There was a brief Q&A, in which I think the most interesting question was one about Murakami’s opinions on the quality of the published translations of his works. The fellow who asked the question has published his thoughts on the whole event here. Murakami answered something to the effect of that, so long as you enjoy it, it’s a good translation. Everyone laughed. But the next audience member to speak said that she has read several of his stories in both English and Japanese, and that they read as very different. Maybe this is just a function of the texture, the flavor, the atmosphere, the cultural nuance of the language – but maybe the two versions really are that different.

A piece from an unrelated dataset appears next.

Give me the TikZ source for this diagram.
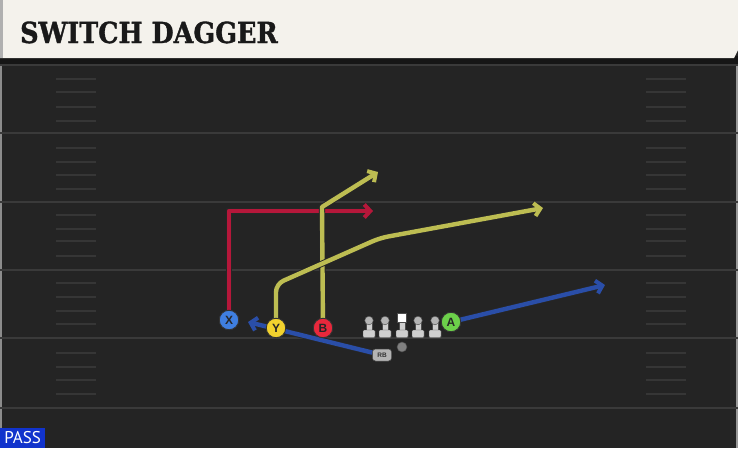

I think it doesn’t really address the question to say “so long as you enjoy it, it’s a good translation.” I could read a story by George RR Martin and enjoy it quite thoroughly, but that doesn’t make it a good translation of a Murakami novel – that makes it a very enjoyable story that’s entirely different from what Murakami wrote in Japanese. … I think he was just disinterested in answering questions, and more to the point, disinterested in revealing anything more about himself, his attitudes, his insights. Which was a shame. That’s truly what I came there for – yes, the special opportunity to simply say that I have seen him speak, have shaken his hand, have spoken to him directly, however briefly – but also for the ability to gain some new or different insights into who he is, his attitudes, his thoughts on writing. His thoughts on culture, or on politics.
Ah, well. shou-ga-nai, as they say. Nevertheless, I look forward to reading some more of his work this summer.